To be done: Among the lines listed below, count those that include the string "this", and state only the count.

Data:
++++++++

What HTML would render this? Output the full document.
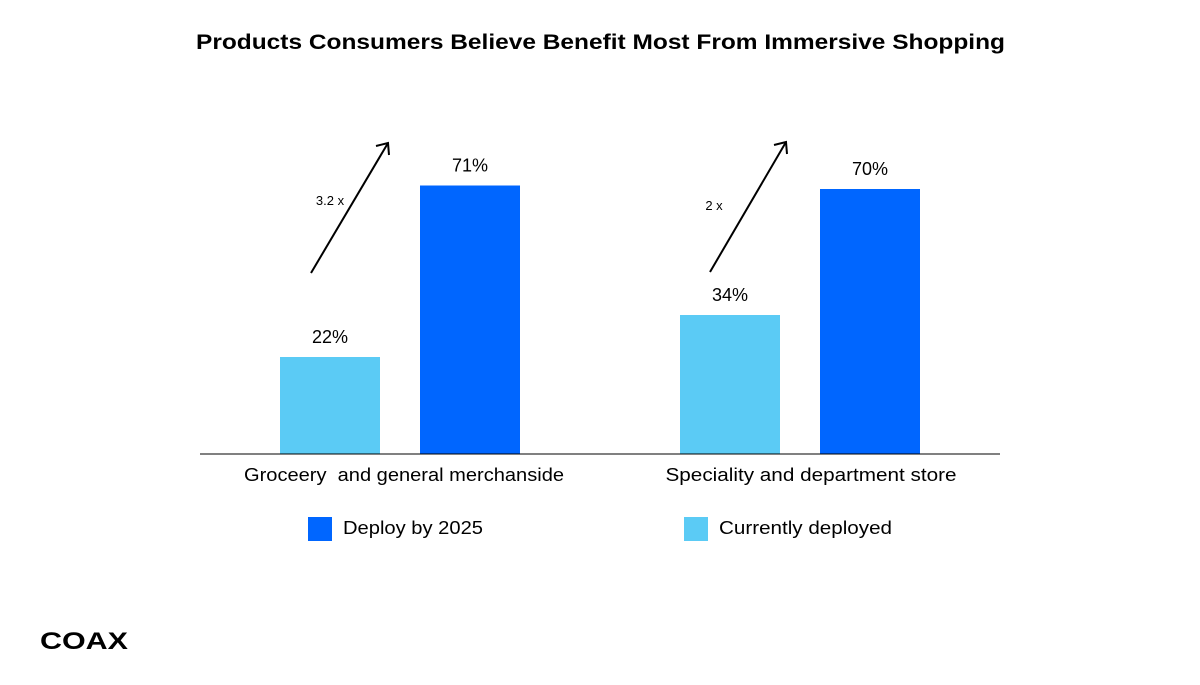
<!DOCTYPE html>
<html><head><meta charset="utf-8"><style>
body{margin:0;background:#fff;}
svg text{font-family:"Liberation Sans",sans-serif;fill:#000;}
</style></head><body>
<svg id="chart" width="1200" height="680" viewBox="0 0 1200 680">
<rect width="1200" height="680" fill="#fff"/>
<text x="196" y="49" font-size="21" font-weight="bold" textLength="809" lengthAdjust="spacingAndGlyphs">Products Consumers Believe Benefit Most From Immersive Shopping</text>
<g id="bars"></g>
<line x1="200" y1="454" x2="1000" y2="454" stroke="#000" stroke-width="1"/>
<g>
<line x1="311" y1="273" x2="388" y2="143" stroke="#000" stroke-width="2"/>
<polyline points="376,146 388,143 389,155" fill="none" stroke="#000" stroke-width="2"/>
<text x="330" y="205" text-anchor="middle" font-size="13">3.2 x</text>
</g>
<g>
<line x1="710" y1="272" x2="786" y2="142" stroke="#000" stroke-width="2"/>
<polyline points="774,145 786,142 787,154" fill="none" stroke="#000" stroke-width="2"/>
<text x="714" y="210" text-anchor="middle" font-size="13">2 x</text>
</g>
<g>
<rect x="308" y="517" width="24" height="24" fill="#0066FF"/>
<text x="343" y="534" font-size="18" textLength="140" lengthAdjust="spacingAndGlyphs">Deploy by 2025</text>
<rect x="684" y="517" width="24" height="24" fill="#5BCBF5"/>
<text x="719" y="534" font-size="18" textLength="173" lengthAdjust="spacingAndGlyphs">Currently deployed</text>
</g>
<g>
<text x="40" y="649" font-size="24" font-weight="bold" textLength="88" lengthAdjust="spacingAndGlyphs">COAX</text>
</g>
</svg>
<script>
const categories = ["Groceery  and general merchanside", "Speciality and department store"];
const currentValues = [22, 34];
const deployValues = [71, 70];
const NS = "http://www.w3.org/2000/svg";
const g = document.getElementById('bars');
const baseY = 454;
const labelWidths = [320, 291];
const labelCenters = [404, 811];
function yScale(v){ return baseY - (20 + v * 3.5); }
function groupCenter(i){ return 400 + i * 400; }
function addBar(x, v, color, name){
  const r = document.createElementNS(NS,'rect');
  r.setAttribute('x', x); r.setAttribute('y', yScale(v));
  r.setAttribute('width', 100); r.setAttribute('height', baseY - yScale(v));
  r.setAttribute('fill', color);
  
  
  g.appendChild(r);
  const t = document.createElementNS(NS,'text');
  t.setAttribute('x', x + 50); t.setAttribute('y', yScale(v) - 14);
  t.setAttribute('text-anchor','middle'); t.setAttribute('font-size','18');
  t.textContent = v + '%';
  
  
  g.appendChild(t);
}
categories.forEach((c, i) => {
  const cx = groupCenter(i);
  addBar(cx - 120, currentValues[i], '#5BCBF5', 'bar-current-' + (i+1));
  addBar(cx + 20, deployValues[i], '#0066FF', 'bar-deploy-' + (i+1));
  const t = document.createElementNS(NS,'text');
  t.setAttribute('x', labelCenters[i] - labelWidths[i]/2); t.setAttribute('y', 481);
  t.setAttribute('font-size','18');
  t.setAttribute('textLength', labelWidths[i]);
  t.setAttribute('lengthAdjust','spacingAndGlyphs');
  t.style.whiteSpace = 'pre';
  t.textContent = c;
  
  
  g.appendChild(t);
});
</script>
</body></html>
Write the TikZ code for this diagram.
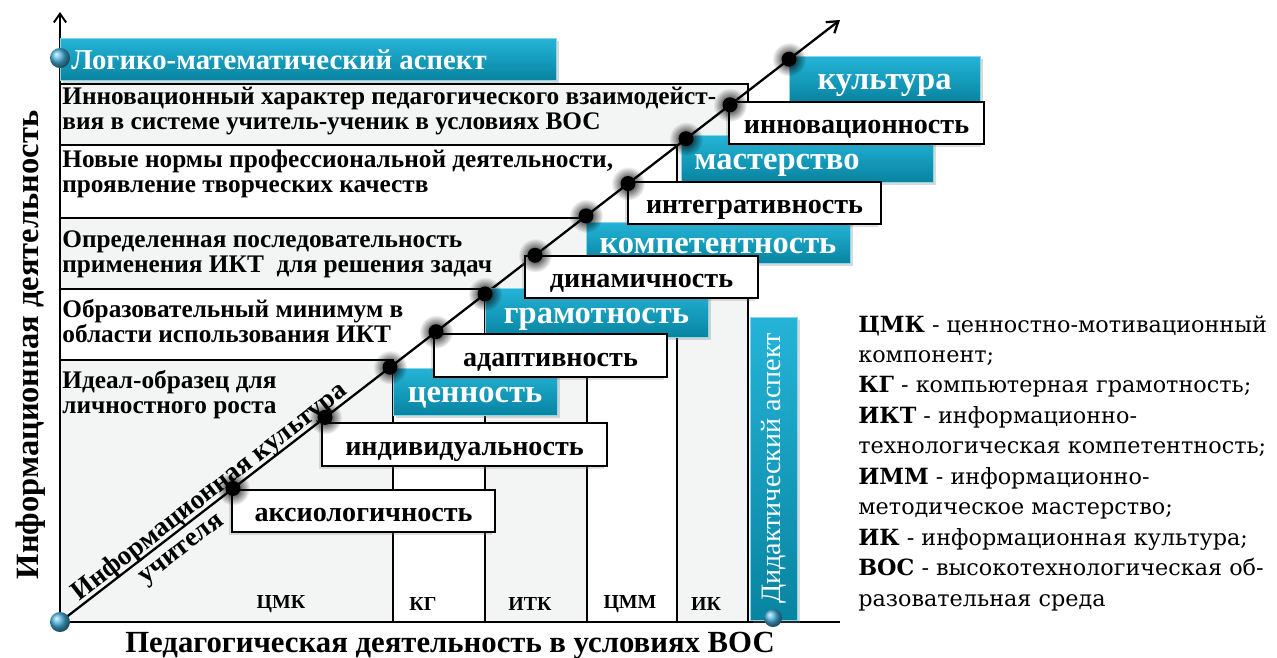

++++++++

Task response: 2